Jerry Harper 1 year, 9 months ago

  • You can build the same recreation center – but with 3 courts (as Parks and Recreation repeatedly proposed doing until word came down to change its story) for about $14.7 million – and add an additional full court and parking to Holcom ($1.6 million) and to East Lawrence ($1.6 million). That gives the 8 full size city courts (16 cross-courts). located to serve all areas of the city far more conveniently and for less money than the proposed recreation center ($19 million)?

  • Proponents erroneously claimed over and over again that these very same standards showed Lawrence to have a shortfall of 18-20 basketball courts (and continued to do so right up until the moment Chad Lawhorn’s story in the Journal-World debunked that tale)?

  • Not one dime of economic development money or hotel/motel tax money -will be used to pay for the proposed recreation center or any shortfall in operating expenses – even though its gargantuan size was justified on economic development and tourism grounds for the avowed purpose of putting ‘heads in beds?’

  • If the feasibility study is wrong (and it most assuredly is), guess who get to pick up the entire operating costs (estimated at $1,000,000)? A) The economic development budget, B) The tourism and vistors budget, C) the taxpaying public

  • The proposed recreation center would be a staggering 9 times larger than any one of the other three city recreation center? (See relative size below.)

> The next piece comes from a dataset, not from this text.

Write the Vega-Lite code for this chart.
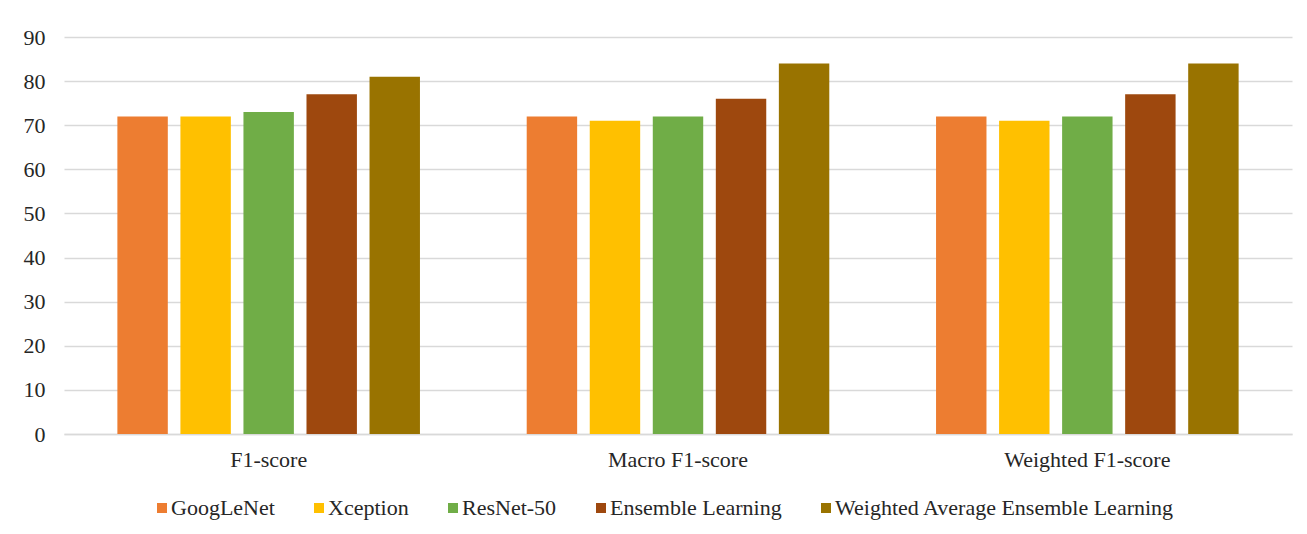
{
  "$schema": "https://vega.github.io/schema/vega-lite/v6.json",
  "autosize": {"type": "none"},
  "width": 1228,
  "height": 397,
  "padding": {"left": 64, "top": 37, "right": 15, "bottom": 100},
  "background": "white",
  "data": {
    "values": [
      {"metric": "F1-score", "model": "GoogLeNet", "value": 72},
      {"metric": "F1-score", "model": "Xception", "value": 72},
      {"metric": "F1-score", "model": "ResNet-50", "value": 73},
      {"metric": "F1-score", "model": "Ensemble Learning", "value": 77},
      {"metric": "F1-score", "model": "Weighted Average Ensemble Learning", "value": 81},
      {"metric": "Macro F1-score", "model": "GoogLeNet", "value": 72},
      {"metric": "Macro F1-score", "model": "Xception", "value": 71},
      {"metric": "Macro F1-score", "model": "ResNet-50", "value": 72},
      {"metric": "Macro F1-score", "model": "Ensemble Learning", "value": 76},
      {"metric": "Macro F1-score", "model": "Weighted Average Ensemble Learning", "value": 84},
      {"metric": "Weighted F1-score", "model": "GoogLeNet", "value": 72},
      {"metric": "Weighted F1-score", "model": "Xception", "value": 71},
      {"metric": "Weighted F1-score", "model": "ResNet-50", "value": 72},
      {"metric": "Weighted F1-score", "model": "Ensemble Learning", "value": 77},
      {"metric": "Weighted F1-score", "model": "Weighted Average Ensemble Learning", "value": 84}
    ]
  },
  "mark": {"type": "bar"},
  "encoding": {
    "x": {
      "field": "metric",
      "type": "nominal",
      "sort": ["F1-score", "Macro F1-score", "Weighted F1-score"],
      "scale": {"paddingInner": 0.23, "paddingOuter": 0.115},
      "axis": {
        "title": null,
        "labelAngle": 0,
        "labelFont": "Liberation Serif",
        "labelFontSize": 22,
        "labelColor": "#262626",
        "labelPadding": 15,
        "ticks": false,
        "domain": true,
        "domainColor": "#D9D9D9",
        "domainWidth": 1.5
      }
    },
    "xOffset": {
      "field": "model",
      "type": "nominal",
      "sort": ["GoogLeNet", "Xception", "ResNet-50", "Ensemble Learning", "Weighted Average Ensemble Learning"],
      "scale": {"paddingInner": 0.2, "paddingOuter": 0.1}
    },
    "y": {
      "field": "value",
      "type": "quantitative",
      "scale": {"domain": [0, 90], "nice": false},
      "axis": {
        "title": null,
        "values": [0, 10, 20, 30, 40, 50, 60, 70, 80, 90],
        "labelFont": "Liberation Serif",
        "labelFontSize": 22,
        "labelColor": "#262626",
        "labelPadding": 19,
        "ticks": false,
        "domain": false,
        "grid": true,
        "gridColor": "#D9D9D9",
        "gridWidth": 1.5
      }
    },
    "color": {
      "field": "model",
      "type": "nominal",
      "sort": ["GoogLeNet", "Xception", "ResNet-50", "Ensemble Learning", "Weighted Average Ensemble Learning"],
      "scale": {
        "domain": ["GoogLeNet", "Xception", "ResNet-50", "Ensemble Learning", "Weighted Average Ensemble Learning"],
        "range": ["#ED7D31", "#FFC000", "#70AD47", "#9E480E", "#997300"]
      },
      "legend": {
        "title": null,
        "orient": "none",
        "legendX": 87,
        "legendY": 460,
        "padding": 0,
        "direction": "horizontal",
        "symbolType": "square",
        "symbolSize": 100,
        "symbolStrokeWidth": 0,
        "symbolOffset": 0,
        "labelOffset": -2,
        "columnPadding": 33,
        "labelFont": "Liberation Serif",
        "labelFontSize": 22,
        "labelColor": "#262626",
        "labelLimit": 500
      }
    }
  },
  "config": {
    "view": {"stroke": null}
  }
}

  • Lawrence already has 3 times as many city-owned gyms as other cities in the 80,000-100,000 population category nationwide according to NRPA data?

  • The the firm making the feasibility study stated that the City should not rely upon its projections? “Because procedures were limited, we express no opinion or assurances of any kind on the achievability of any projected information contained herein and this report should not be relied upon for that purpose.”

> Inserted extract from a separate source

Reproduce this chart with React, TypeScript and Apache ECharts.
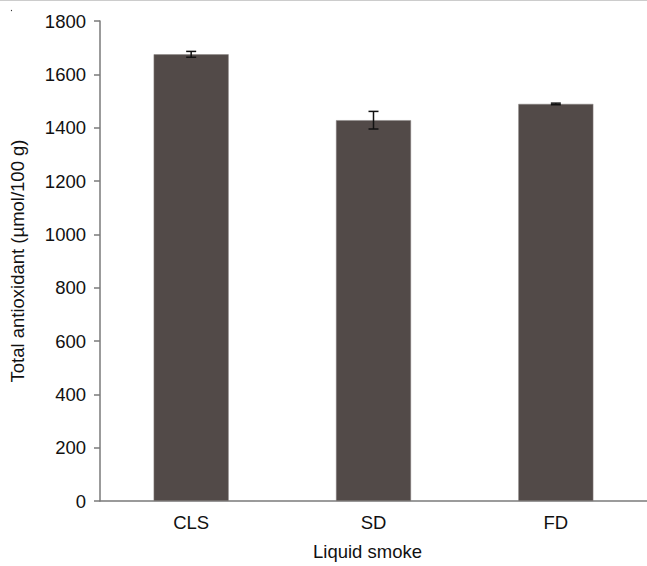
import React, { useEffect, useRef } from "react";
import * as echarts from "echarts";

const categories = ["CLS", "SD", "FD"];
const values = [1675, 1428, 1489];
const errors = [11, 33, 3];
const yTicks = [0, 200, 400, 600, 800, 1000, 1200, 1400, 1600, 1800];

export default function App() {
  const ref = useRef<HTMLDivElement>(null);
  useEffect(() => {
    if (!ref.current) return;
    const chart = echarts.init(ref.current, null, { renderer: "svg" });
    const font = "Liberation Sans, Arial, Helvetica, sans-serif";
    const errData = categories.map((c, i) => [i, values[i] - errors[i], values[i] + errors[i]]);
    chart.setOption({
      animation: false,
      backgroundColor: "#ffffff",
      grid: { left: 96, right: -13, top: 21, height: 484, containLabel: false },
      xAxis: {
        type: "category",
        data: categories,
        name: "Liquid smoke",
        nameLocation: "middle",
        nameGap: 41,
        nameTextStyle: { fontFamily: font, fontSize: 18.5, color: "#111", padding: [0, 12, 0, 0] },
        axisLine: { lineStyle: { color: "#7a7a7a", width: 1.5 } },
        axisTick: { show: false },
        axisLabel: { fontFamily: font, fontSize: 18.5, color: "#111", margin: 12 },
      },
      yAxis: {
        type: "value",
        min: yTicks[0],
        max: yTicks[yTicks.length - 1],
        interval: 200,
        name: "Total antioxidant (µmol/100 g)",
        nameLocation: "middle",
        nameGap: 73,
        nameTextStyle: { fontFamily: font, fontSize: 18.5, color: "#111" },
        axisLine: { show: true, lineStyle: { color: "#7a7a7a", width: 1.5 } },
        axisTick: { show: true, length: 6, lineStyle: { color: "#7a7a7a", width: 1.5 } },
        axisLabel: { fontFamily: font, fontSize: 18.5, color: "#111", margin: 14, formatter: (v: number) => String(v) },
        splitLine: { show: false },
      },
      series: [
        {
          type: "bar",
          data: values,
          barWidth: 75,
          itemStyle: { color: "#524a48", borderColor: "#8a8483", borderWidth: 0.5 },
        },
        {
          type: "custom",
          data: errData,
          z: 10,
          renderItem: (params: any, api: any) => {
            const x = api.value(0);
            const lo = api.coord([x, api.value(1)]);
            const hi = api.coord([x, api.value(2)]);
            const hw = 5;
            const style = { stroke: "#111", lineWidth: 1.5 };
            return {
              type: "group",
              children: [
                { type: "line", shape: { x1: lo[0], y1: lo[1], x2: hi[0], y2: hi[1] }, style },
                { type: "line", shape: { x1: lo[0] - hw, y1: lo[1], x2: lo[0] + hw, y2: lo[1] }, style },
                { type: "line", shape: { x1: hi[0] - hw, y1: hi[1], x2: hi[0] + hw, y2: hi[1] }, style },
              ],
            };
          },
        },
      ],
      graphic: [
        { type: "line", shape: { x1: 0, y1: 0.5, x2: 647, y2: 0.5 }, style: { stroke: "#cccccc", lineWidth: 1 } },
        { type: "circle", shape: { cx: 11.5, cy: 10.5, r: 0.6 }, style: { fill: "#333" } },
      ],
    });
    return () => chart.dispose();
  }, []);
  return (
    <div
      ref={ref}
      style={{ position: "fixed", left: 0, top: 0, width: 647, height: 566, background: "#fff" }}
    />
  );
}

  • The feasibility study projections assumed that the proposed recreation facility would host 50 tournaments, clinics and camps each year – more than one every weekend excluding holidays? Hosting that many events will make it, as a practical matter, almost impossible for Lawrence residents to use the facilities on any weekends and many weekdays? (Parking problems among other issues.)

  • When KU hosts events at its associated facilities, e.g. track meets, and when Fritzel’s Bliss Foundation hosts events, it will be, as a practical matter, almost impossible for Lawrence residents to use the recreation center? (Parking problems among other issues.)

  • The so-called ‘competitive-bidding’ requirement for the proposed recreation center is a joke and doesn’t save Lawrence a single penny because the city pays $25-million to the Endowment Assn./KU Athletics no matter what the bid unless – fat chance – the bids on the center and on the infrastructure come in far, far below projections?